[thelist] Identify a Web Crawler's request

Tue Jul 6 08:05:30 CDT 2004

On 6 Jul 2004, at 11:56, David Travis wrote:
> I am working on a site, which requires IE6. In order to prevent users 
> who
> work with other browsers from accessing the site I wrote some kind of 
> filter
> to check the user agent string,

This is unreliable. User agent headers vary a lot and are often forged 
(because some sites insist that users use IE and the user doesn't want 
to (can't say I blame them either, I wouldn't want to use IE)).

>  and redirect the user to an upgrade-your-browser page.
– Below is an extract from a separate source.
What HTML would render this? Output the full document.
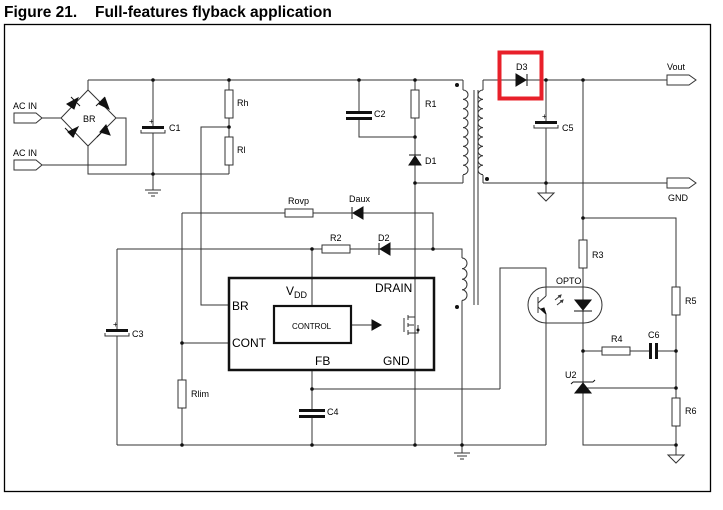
<!DOCTYPE html>
<html><head><meta charset="utf-8"><style>
body{margin:0;background:#fff;}
svg{display:block;font-family:"Liberation Sans",Arial,sans-serif;}
</style></head><body>
<svg width="723" height="510" viewBox="0 0 723 510" xmlns="http://www.w3.org/2000/svg">
<text x="4" y="17" font-size="15.5" font-weight="bold" fill="#000">Figure 21.</text>
<text x="95" y="17" font-size="15.5" font-weight="bold" fill="#000">Full-features flyback application</text>
<rect x="4.5" y="24.5" width="706" height="467" fill="none" stroke="#000" stroke-width="1.3"/>
<g stroke="#333" stroke-width="1" fill="none">
<path d="M88 80H463M88 80V90"/>
<path d="M88 90L61 118L88 146L116 118Z"/>
<path d="M42 118H61M42 165H126V118H116M88 146V174H229"/>
<path d="M153 80V127M153 133V190"/>
<path d="M229 80V90M229 118V137M229 165V174M229 127H201V305H228"/>
<path d="M359 80V112M359 118V137H415M415 80V90M415 118V445M415 183H463"/>
<path d="M463 80V90M463 175V183"/>
<path d="M463 90 a5 4.7 0 0 1 0 9.4 a5 4.7 0 0 1 0 9.4 a5 4.7 0 0 1 0 9.4 a5 4.7 0 0 1 0 9.4 a5 4.7 0 0 1 0 9.4 a5 4.7 0 0 1 0 9.4 a5 4.7 0 0 1 0 9.4 a5 4.7 0 0 1 0 9.4 a5 4.7 0 0 1 0 9.4"/>
<path d="M474 90V305M478 90V305"/>
<path d="M483 80V90M483 175V183"/>
<path d="M483 90 a5 4.7 0 0 0 0 9.4 a5 4.7 0 0 0 0 9.4 a5 4.7 0 0 0 0 9.4 a5 4.7 0 0 0 0 9.4 a5 4.7 0 0 0 0 9.4 a5 4.7 0 0 0 0 9.4 a5 4.7 0 0 0 0 9.4 a5 4.7 0 0 0 0 9.4 a5 4.7 0 0 0 0 9.4"/>
<path d="M483 80H667M483 183H667"/>
<path d="M546 80V122M546 128V193"/>
<path d="M538 193H554L546 201Z"/>
<path d="M667 75H689L696 80L689 85H667ZM667 178H689L696 183L689 188H667Z"/>
<path d="M14 113H36L42 118L36 123H14ZM14 160H36L42 165L36 170H14Z"/>
<path d="M583 80V240M583 268V445H676M583 218H676V287M676 315V398M676 426V455"/>
<path d="M668 455H684L676 463Z"/>
<path d="M583 351H602M630 351H650M656 351H676M583 388H676"/>
<rect x="528" y="287" width="74" height="36" rx="18"/>
<path d="M500 389V268H546V296M546 314V445"/>
<path d="M546 296L538 303V307L546 314M538 297V313"/>
<path d="M182 213H285M313 213H433V249M117 249H322M350 249H462V258M312 249V277"/>
<path d="M462 305V445"/>
<path d="M462 258 a5 5.3 0 0 1 0 10.6 a5 5.3 0 0 1 0 10.6 a5 5.3 0 0 1 0 10.6 a5 5.3 0 0 1 0 10.6" />
<path d="M462 300.4V305"/>
<path d="M182 213V380M182 408V445M182 343H228M117 249V330M117 336V445M117 445H546"/>
<path d="M312 370V410M312 416V445M312 389H500M312 277V305"/>
<path d="M462 445V453"/>
<path d="M454 453H470M457 456H467M460 459H464"/>
<path d="M145 190H161M148 193H158M151 196H155"/>
<path d="M351 325H372"/>
<path d="M404 318V332M408 315V320M408 323V327M408 330V335M408 317H415M408 333H418V325M408 325H414"/>
</g>
<g fill="#fff" stroke="#333" stroke-width="1">
<rect x="225" y="90" width="8" height="28"/>
<rect x="225" y="137" width="8" height="28"/>
<rect x="411" y="90" width="8" height="28"/>
<rect x="579" y="240" width="8" height="28"/>
<rect x="672" y="287" width="8" height="28"/>
<rect x="672" y="398" width="8" height="28"/>
<rect x="178" y="380" width="8" height="28"/>
<rect x="285" y="209" width="28" height="8"/>
<rect x="322" y="245" width="28" height="8"/>
<rect x="602" y="347" width="28" height="8"/>
</g>
<g fill="#111">
<rect x="346" y="111" width="26" height="3"/><rect x="346" y="117" width="26" height="3"/>
<rect x="299" y="409" width="26" height="3"/><rect x="299" y="415" width="26" height="3"/>
<rect x="649" y="343" width="3" height="16"/><rect x="655" y="343" width="3" height="16"/>
<rect x="142" y="126" width="22" height="3"/>
<rect x="535" y="121" width="22" height="3"/>
<rect x="106" y="329" width="22" height="3"/>
</g>
<g fill="none" stroke="#333" stroke-width="1">
<path d="M141 130V133H165V130M534 125V128H558V125M105 333V336H129V333"/>
</g>
<g font-size="8" fill="#000">
<text x="149" y="124">+</text><text x="542" y="119">+</text><text x="113" y="327">+</text>
</g>
<g fill="#111" stroke="#111" stroke-width="1">
<path d="M67 104L78 98L74 109Z"/><path d="M71 97L80 106" />
<path d="M99 104L109 109L105 98Z"/><path d="M96 106L105 97"/>
<path d="M68 132L78 127L73 137Z"/><path d="M65 128L74 137"/>
<path d="M100 132L106 125L110 135Z"/><path d="M97 137L106 128"/>
<path d="M409 165H421L415 156Z"/><path d="M409 155H421"/>
<path d="M516 74V86L526 80Z"/><path d="M527 74V86"/>
<path d="M363 207V219L353 213Z"/><path d="M352 207V219"/>
<path d="M390 243V255L380 249Z"/><path d="M379 243V255"/>
<path d="M372 320V330L381 325Z"/>
<path d="M575 300H591L583 310Z"/><path d="M574 311H592"/>
<path d="M575 393H591L583 383Z"/><path d="M573 382H593"/><path d="M573 382l-2 2M593 382l2-2" fill="none"/>
<path d="M546 314L541 309L544 308Z"/>
</g>
<g stroke="#333" stroke-width="1" fill="none">
<path d="M555 300l5-4M557 305l5-4M558 296l3-1-1 3M560 301l3-1-1 3"/>
</g>
<rect x="499.5" y="52.5" width="42" height="46" fill="none" stroke="#e8202a" stroke-width="4"/>
<rect x="229" y="278" width="205" height="92" fill="none" stroke="#111" stroke-width="2.5"/>
<rect x="274" y="306" width="77" height="37" fill="none" stroke="#111" stroke-width="2.2"/>
<g fill="#111">
<circle cx="153" cy="80" r="1.8"/><circle cx="229" cy="80" r="1.8"/><circle cx="359" cy="80" r="1.8"/><circle cx="415" cy="80" r="1.8"/>
<circle cx="229" cy="127" r="1.8"/><circle cx="153" cy="174" r="1.8"/><circle cx="415" cy="137" r="1.8"/><circle cx="415" cy="183" r="1.8"/>
<circle cx="457" cy="85" r="2"/><circle cx="487" cy="179" r="2"/><circle cx="457" cy="307" r="2"/>
<circle cx="546" cy="80" r="1.8"/><circle cx="583" cy="80" r="1.8"/><circle cx="546" cy="183" r="1.8"/>
<circle cx="583" cy="218" r="1.8"/><circle cx="583" cy="351" r="1.8"/><circle cx="676" cy="351" r="1.8"/><circle cx="676" cy="388" r="1.8"/><circle cx="676" cy="445" r="1.8"/>
<circle cx="312" cy="249" r="1.8"/><circle cx="433" cy="249" r="1.8"/><circle cx="182" cy="343" r="1.8"/><circle cx="312" cy="389" r="1.8"/>
<circle cx="182" cy="445" r="1.8"/><circle cx="312" cy="445" r="1.8"/><circle cx="415" cy="445" r="1.8"/><circle cx="462" cy="445" r="1.8"/><circle cx="418" cy="330" r="1.5"/>
</g>
<g font-size="9" fill="#000">
<text x="13" y="109">AC IN</text><text x="13" y="156">AC IN</text>
<text x="83" y="122">BR</text><text x="169" y="131">C1</text>
<text x="237" y="106">Rh</text><text x="237" y="153">Rl</text>
<text x="374" y="117">C2</text><text x="425" y="107">R1</text><text x="425" y="164">D1</text>
<text x="516" y="70">D3</text><text x="562" y="131">C5</text>
<text x="667" y="70">Vout</text><text x="668" y="201">GND</text>
<text x="288" y="204">Rovp</text><text x="349" y="202">Daux</text>
<text x="330" y="241">R2</text><text x="378" y="241">D2</text>
<text x="132" y="337">C3</text><text x="191" y="397">Rlim</text><text x="327" y="415">C4</text>
<text x="592" y="258">R3</text><text x="556" y="284">OPTO</text>
<text x="685" y="304">R5</text><text x="611" y="342">R4</text><text x="648" y="338">C6</text>
<text x="565" y="378">U2</text><text x="685" y="414">R6</text>
<text x="292" y="329" font-size="8">CONTROL</text>
</g>
<g font-size="12" fill="#000">
<text x="286" y="295">V<tspan font-size="9" dy="3">DD</tspan></text>
<text x="375" y="292">DRAIN</text>
<text x="232" y="310">BR</text><text x="232" y="347">CONT</text>
<text x="315" y="365">FB</text><text x="383" y="365">GND</text>
</g>
</svg>
</body></html>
Oh wonderful! "Use up many megabytes of your bandwidth upgrading your 
browser to one with fewer features, a rubbish security record, and 
which isn't available for your platform". Some upgrade.

> This redirection also causes requests from
> web-crawlers (search engines) to be redirected to this page.

If your site needs IE, then this isn't much of an issue is it? As the 
crawler isn't IE, it won't be able to read the site.

> Now to the question: How do I identify a request from a web-crawler?

Typically through the user agent string. Although looking for requests 
to robots.txt may help. You won't catch all robots though (although I 
doubt you want a spammer's email address harvester to access the 
site... it'll probably pose as IE though).

--
David Dorward
      <http://dorward.me.uk/>
<http://blog.dorward.me.uk/>